▶ _Job_:
Extract each line of the material that follows exactly and omit its pictures.
## start Available data
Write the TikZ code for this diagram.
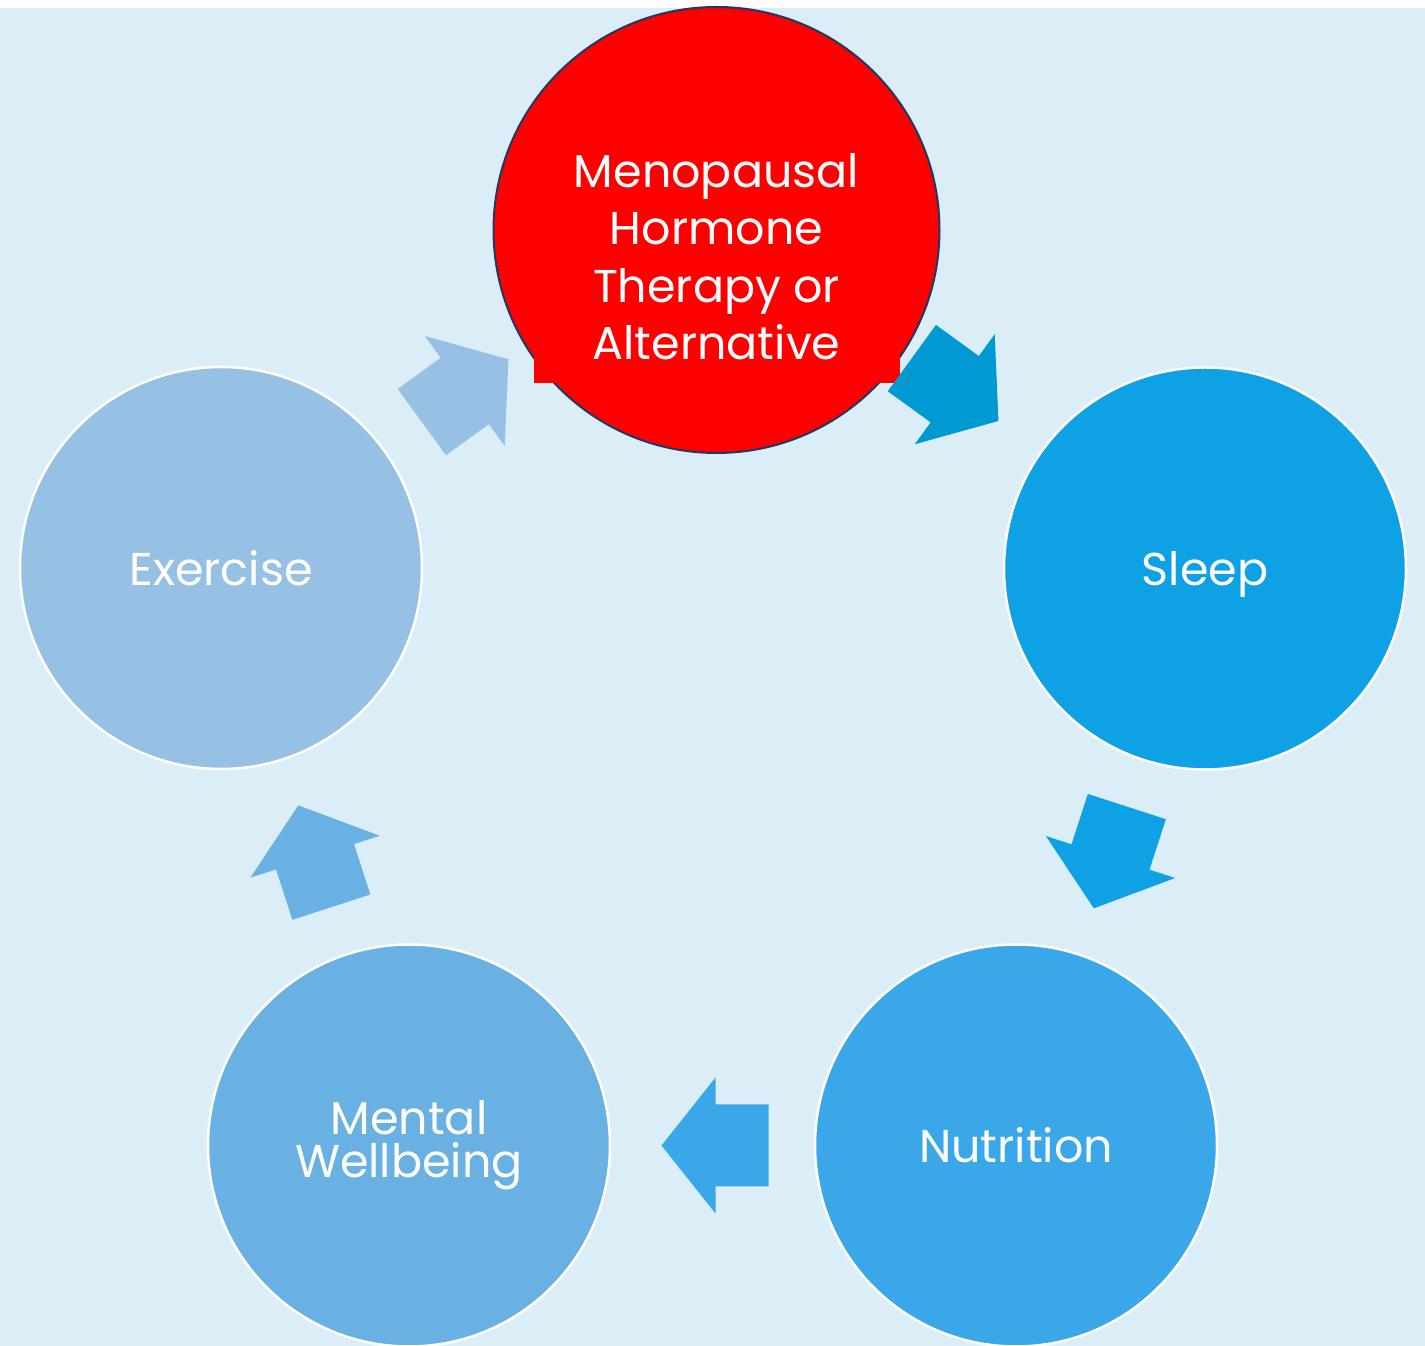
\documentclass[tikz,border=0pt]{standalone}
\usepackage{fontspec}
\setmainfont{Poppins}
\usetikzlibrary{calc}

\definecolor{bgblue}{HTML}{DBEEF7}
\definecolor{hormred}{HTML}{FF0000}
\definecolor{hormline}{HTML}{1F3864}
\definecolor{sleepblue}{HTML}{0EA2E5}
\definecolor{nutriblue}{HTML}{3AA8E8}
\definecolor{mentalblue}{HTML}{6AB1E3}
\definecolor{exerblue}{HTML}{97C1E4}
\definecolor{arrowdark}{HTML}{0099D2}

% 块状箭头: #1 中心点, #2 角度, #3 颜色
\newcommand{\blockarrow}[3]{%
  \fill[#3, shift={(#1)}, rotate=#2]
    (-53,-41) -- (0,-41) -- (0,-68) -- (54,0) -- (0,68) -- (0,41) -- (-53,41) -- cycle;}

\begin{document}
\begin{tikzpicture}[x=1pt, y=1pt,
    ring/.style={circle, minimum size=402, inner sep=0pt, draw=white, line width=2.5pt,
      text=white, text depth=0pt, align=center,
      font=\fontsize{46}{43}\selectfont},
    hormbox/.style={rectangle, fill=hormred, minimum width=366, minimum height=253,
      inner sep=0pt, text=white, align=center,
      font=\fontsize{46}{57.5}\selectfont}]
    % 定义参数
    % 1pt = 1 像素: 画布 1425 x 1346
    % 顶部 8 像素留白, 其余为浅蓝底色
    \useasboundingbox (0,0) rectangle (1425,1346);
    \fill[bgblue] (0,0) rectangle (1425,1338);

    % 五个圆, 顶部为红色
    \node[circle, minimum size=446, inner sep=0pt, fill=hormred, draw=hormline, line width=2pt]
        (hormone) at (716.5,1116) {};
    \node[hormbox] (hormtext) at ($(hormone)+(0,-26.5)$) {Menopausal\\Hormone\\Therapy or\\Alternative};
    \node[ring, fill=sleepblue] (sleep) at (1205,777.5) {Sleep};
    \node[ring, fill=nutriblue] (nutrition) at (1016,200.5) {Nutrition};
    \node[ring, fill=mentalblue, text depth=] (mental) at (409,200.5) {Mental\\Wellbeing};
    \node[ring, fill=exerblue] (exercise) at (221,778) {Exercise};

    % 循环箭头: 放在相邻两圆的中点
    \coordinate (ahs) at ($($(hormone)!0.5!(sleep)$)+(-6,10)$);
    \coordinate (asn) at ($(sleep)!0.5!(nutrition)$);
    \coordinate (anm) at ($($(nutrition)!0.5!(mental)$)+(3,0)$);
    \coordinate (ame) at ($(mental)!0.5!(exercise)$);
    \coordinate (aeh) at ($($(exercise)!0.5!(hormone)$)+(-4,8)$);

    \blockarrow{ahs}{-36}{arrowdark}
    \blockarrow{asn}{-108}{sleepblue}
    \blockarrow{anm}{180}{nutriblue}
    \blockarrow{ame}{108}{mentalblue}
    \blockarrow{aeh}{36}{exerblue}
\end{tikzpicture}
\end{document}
## end Available data
▶ _Complete output_:
Write the TikZ code for this diagram.
\documentclass[tikz,border=0pt]{standalone}
\usepackage{fontspec}
\setmainfont{Poppins}
\usetikzlibrary{calc}

\definecolor{bgblue}{HTML}{DBEEF7}
\definecolor{hormred}{HTML}{FF0000}
\definecolor{hormline}{HTML}{1F3864}
\definecolor{sleepblue}{HTML}{0EA2E5}
\definecolor{nutriblue}{HTML}{3AA8E8}
\definecolor{mentalblue}{HTML}{6AB1E3}
\definecolor{exerblue}{HTML}{97C1E4}
\definecolor{arrowdark}{HTML}{0099D2}

% 块状箭头: #1 中心点, #2 角度, #3 颜色
\newcommand{\blockarrow}[3]{%
  \fill[#3, shift={(#1)}, rotate=#2]
    (-53,-41) -- (0,-41) -- (0,-68) -- (54,0) -- (0,68) -- (0,41) -- (-53,41) -- cycle;}

\begin{document}
\begin{tikzpicture}[x=1pt, y=1pt,
    ring/.style={circle, minimum size=402, inner sep=0pt, draw=white, line width=2.5pt,
      text=white, text depth=0pt, align=center,
      font=\fontsize{46}{43}\selectfont},
    hormbox/.style={rectangle, fill=hormred, minimum width=366, minimum height=253,
      inner sep=0pt, text=white, align=center,
      font=\fontsize{46}{57.5}\selectfont}]
    % 定义参数
    % 1pt = 1 像素: 画布 1425 x 1346
    % 顶部 8 像素留白, 其余为浅蓝底色
    \useasboundingbox (0,0) rectangle (1425,1346);
    \fill[bgblue] (0,0) rectangle (1425,1338);

    % 五个圆, 顶部为红色
    \node[circle, minimum size=446, inner sep=0pt, fill=hormred, draw=hormline, line width=2pt]
        (hormone) at (716.5,1116) {};
    \node[hormbox] (hormtext) at ($(hormone)+(0,-26.5)$) {Menopausal\\Hormone\\Therapy or\\Alternative};
    \node[ring, fill=sleepblue] (sleep) at (1205,777.5) {Sleep};
    \node[ring, fill=nutriblue] (nutrition) at (1016,200.5) {Nutrition};
    \node[ring, fill=mentalblue, text depth=] (mental) at (409,200.5) {Mental\\Wellbeing};
    \node[ring, fill=exerblue] (exercise) at (221,778) {Exercise};

    % 循环箭头: 放在相邻两圆的中点
    \coordinate (ahs) at ($($(hormone)!0.5!(sleep)$)+(-6,10)$);
    \coordinate (asn) at ($(sleep)!0.5!(nutrition)$);
    \coordinate (anm) at ($($(nutrition)!0.5!(mental)$)+(3,0)$);
    \coordinate (ame) at ($(mental)!0.5!(exercise)$);
    \coordinate (aeh) at ($($(exercise)!0.5!(hormone)$)+(-4,8)$);

    \blockarrow{ahs}{-36}{arrowdark}
    \blockarrow{asn}{-108}{sleepblue}
    \blockarrow{anm}{180}{nutriblue}
    \blockarrow{ame}{108}{mentalblue}
    \blockarrow{aeh}{36}{exerblue}
\end{tikzpicture}
\end{document}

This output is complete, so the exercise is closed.